Is this publicly accessible afterwards, or only available under license? –
The data is kept hidden from the public for 100 years. However the The Statistics and Registration Service Act 2007 creates broad data-sharing powers to share it with the 56 geographical and 8 non-geographical UK Police Forces the three UK Intelligence Agencies (MI5, MI6 and GCHQ), the Department for Work and Pensions,private investigators working for the DWP hunting down “benefits cheats”, Her Majesty’s Revenue and Customs tax investigators, approved Insurance Industry “anti-fraud” investigators / private investigators, the Home Office Borders and Immigration Agency, the Serious Organised Crime Agency (either for domestic investigations into Serious Crimes, or for these and also for minor investigations if requested by a Foreign Law Enforcement agency under Mutual Legal Assistance treaties, Lawyers in civil Court Cases e.g. for Divorce or Libel or Copyright Infringement etc., Local Authority Trading Standards departments, Local Authority Environmental Health departments etc. etc. etc……………. not to mention ‘approved researchers’.
There are also plans to share it with all 27 EU member states and pass the data over to EuroStat.
How are we supposed to understand who is living in Britain if we don’t have a census?
How are we meant to know who is living in Britian by using census data that only takes a 10 year snap shot. Britian is subject to high migration as people move freely between EU memebe states.
How do we know how accurate the census data is, millions of people don’t reply and who knows how many lie?
Thanks all –
Apologies to No2ID for implying they were calling for a boycott – I know that others have.

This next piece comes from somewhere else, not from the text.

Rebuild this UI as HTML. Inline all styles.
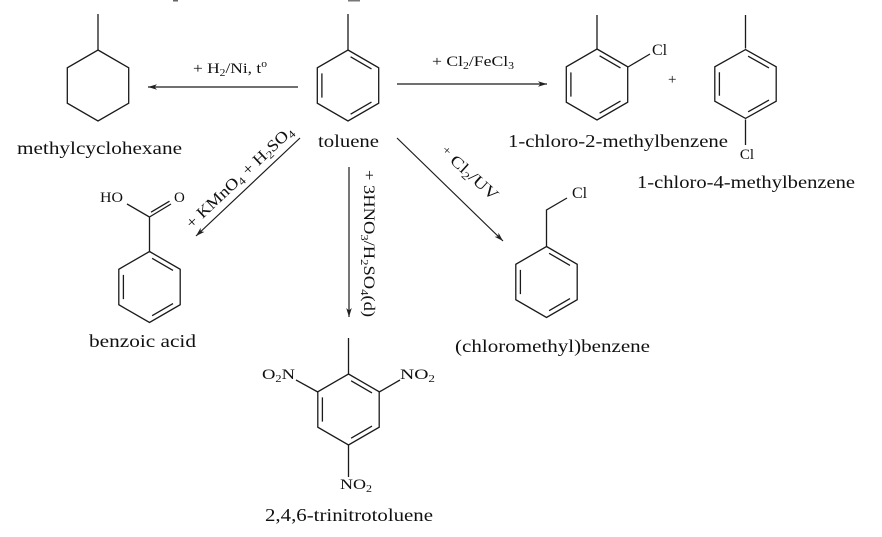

This is helpful information – I am getting to see that the objection is not to conducting a census per se, but to a lack of transparency about how the data is used, and the personally identifiable nature of the data collected (it’s important to note that names and DOBs are not part of the Canadian census).
I really appreciate your responses, but now I want to know, how could this be done better? It seems even more wasteful to start a process that is expensive and infringing of rights when many people don’t participate. Or is it out of date and silly to conduct censuses at all, considering high levels of migration?